→ TASK STATEMENT: Look through the data for the string "page". Copy every line where it is found.

→ DATASET CONTENT:
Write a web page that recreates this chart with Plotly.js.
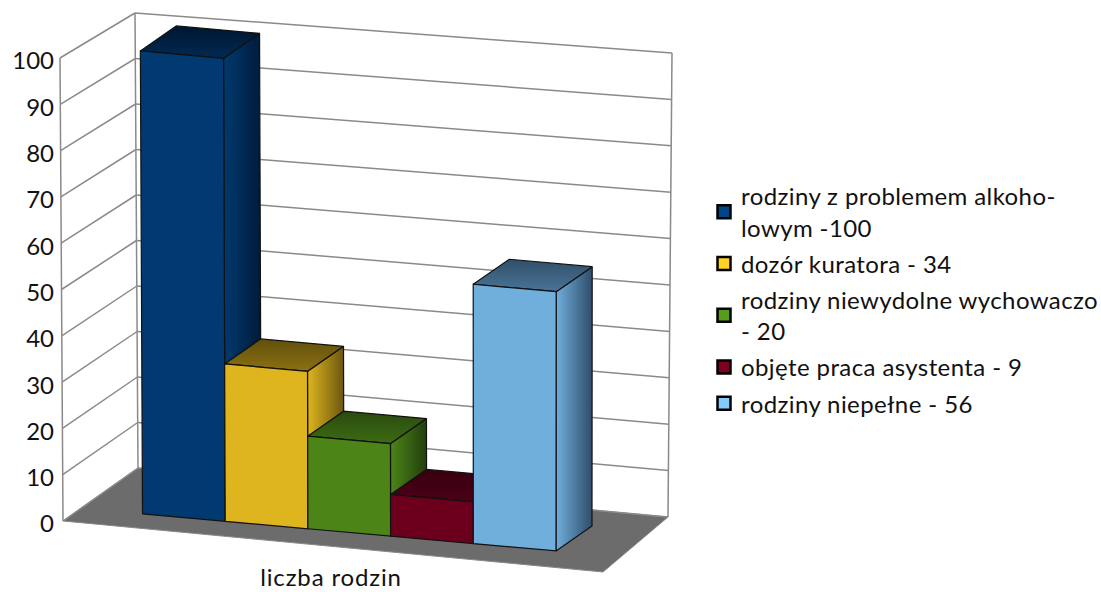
<!DOCTYPE html>
<html>
<head>
<meta charset="utf-8">
<script src="https://cdn.plot.ly/plotly-3.0.1.min.js"></script>
<style>
html,body{margin:0;padding:0;background:#fff}#chart{width:1101px;height:592px}
.legendtext{letter-spacing:.4px;transform:translateX(-3px)}
.xtick text{letter-spacing:.85px}
</style>
</head>
<body>
<div id="chart"></div>
<script>
// ---- data ----
const categoryLabel = 'liczba rodzin';
const seriesNames = [
  'rodziny z problemem alkoho-<br>lowym -100',
  'dozór kuratora - 34',
  'rodziny niewydolne wychowaczo<br>- 20',
  'objęte praca asystenta - 9',
  'rodziny niepełne - 56'
];
const seriesValues = [100, 34, 20, 9, 56];
const valueTicks = [0, 10, 20, 30, 40, 50, 60, 70, 80, 90, 100];

// ---- colours ----
const legendColors = ['#004586', '#ffd320', '#579d1c', '#7e0021', '#83caff'];
const frontColors  = ['#003a70', '#deb51f', '#4c8418', '#6c001c', '#70aedc'];
const sideColors   = [['#003a70','#001a38'], ['#deb51f','#6a560f'], ['#4c8418','#223f0e'], ['#6c001c','#300010'], ['#70aedc','#2f4d69']];
const topColors    = [['#00162f','#012a52'], ['#614f0c','#8c7112'], ['#2a4a0e','#3c6c14'], ['#380010','#4c0017'], ['#314f69','#4a7497']];

// ---- oblique view of the 3D box ----
const PX = 4.63, H = 592;
const pxToUnits = py => (521 - py) / PX;          // page row -> value-axis units
function wall(cornerX, cornerY, v, lean, scale) { // point on a wall corner at value v
  return [cornerX + lean * v / 100, pxToUnits(cornerY - scale * v)];
}
const frontLeft  = v => wall(63, 521, v, -3, 4.63);
const backLeft   = v => wall(138, 468, v, -3, 4.55);
const backRight  = v => wall(668, 517, v, 4, 4.64);
const frontRight = [603, pxToUnits(572)];

function barPoint(slot, depth, v) {
  const x0 = 142.5 + 82.7 * slot;
  const floorY = 514 + (x0 - 143) * 0.0894 - 25 * depth;
  const x = x0 + 36 * depth + (x0 - 500) * 0.006 * v / 100;
  return [x, pxToUnits(floorY) + v];
}

const traces = [];
function poly(points, extra) {
  const closed = points.concat([points[0]]);
  traces.push(Object.assign({
    type: 'scatter', mode: 'lines', x: closed.map(p => p[0]), y: closed.map(p => p[1]),
    fill: 'toself', showlegend: false, hoverinfo: 'skip',
    line: {color: '#111', width: 1.2}
  }, extra));
}
function seg(a, b) {
  traces.push({type: 'scatter', mode: 'lines', x: [a[0], b[0]], y: [a[1], b[1]], showlegend: false,
    hoverinfo: 'skip', line: {color: '#8a8a8a', width: 1.5}});
}

// floor
poly([frontLeft(0), backLeft(0), backRight(0), frontRight],
     {fillcolor: '#6c6c6c', line: {color: '#8a8a8a', width: 1}});
// walls and grid
valueTicks.forEach(v => { seg(frontLeft(v), backLeft(v)); seg(backLeft(v), backRight(v)); });
seg(frontLeft(0), frontLeft(100));
seg(backLeft(0), backLeft(100));
seg(backRight(0), backRight(100));

// bars, left to right
seriesValues.forEach((val, i) => {
  poly([barPoint(i + 1, 0, 0), barPoint(i + 1, 1, 0), barPoint(i + 1, 1, val), barPoint(i + 1, 0, val)],
       {fillgradient: {type: 'horizontal', colorscale: [[0, sideColors[i][0]], [1, sideColors[i][1]]]}});
  poly([barPoint(i, 0, val), barPoint(i + 1, 0, val), barPoint(i + 1, 1, val), barPoint(i, 1, val)],
       {fillgradient: {type: 'vertical', colorscale: [[0, topColors[i][1]], [1, topColors[i][0]]]}});
  poly([barPoint(i, 0, 0), barPoint(i + 1, 0, 0), barPoint(i + 1, 0, val), barPoint(i, 0, val)],
       {fillcolor: frontColors[i]});
});

// legend entries
seriesNames.forEach((name, i) => {
  traces.push({type: 'scatter', mode: 'markers', x: [null], y: [null], name: name,
    legendgroup: 'g' + i,
    marker: {symbol: 'square', size: 13, color: legendColors[i], line: {color: '#000', width: 2.5}}});
});

const font = 'Lato, Carlito, "Open Sans", sans-serif';
const layout = {
  width: 1101, height: H, paper_bgcolor: '#fff', plot_bgcolor: 'rgba(0,0,0,0)',
  margin: {l: 0, r: 0, t: 0, b: 0, autoexpand: false},
  font: {family: font, color: '#111', size: 22},
  hovermode: false,
  xaxis: {range: [0, 1101], domain: [0, 1], anchor: 'free', position: 0.052, showgrid: false, zeroline: false,
          showline: false, tickmode: 'array', tickvals: [331], ticktext: [categoryLabel],
          ticks: '', tickfont: {size: 24, family: font}, fixedrange: true},
  yaxis: {range: [pxToUnits(H), pxToUnits(0)], domain: [0, 1], anchor: 'free', position: 54 / 1101,
          showgrid: false, zeroline: false, showline: false, tickmode: 'array', tickvals: valueTicks,
          ticktext: valueTicks.map(String), ticks: '', ticklabelshift: 3, tickfont: {size: 24, family: font}, fixedrange: true},
  legend: {x: 704 / 1101, xanchor: 'left', y: 1 - 174 / H, yanchor: 'top', bgcolor: 'rgba(0,0,0,0)',
           font: {size: 24, family: font, color: '#111'}, tracegroupgap: 2, traceorder: 'grouped', itemclick: false, itemdoubleclick: false}
};
Plotly.newPlot('chart', traces, layout, {displayModeBar: false, responsive: false, staticPlot: true});
</script>
</body>
</html>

→ WRITTEN ANSWER:
Write a web page that recreates this chart with Plotly.js.
const pxToUnits = py => (521 - py) / PX;          // page row -> value-axis units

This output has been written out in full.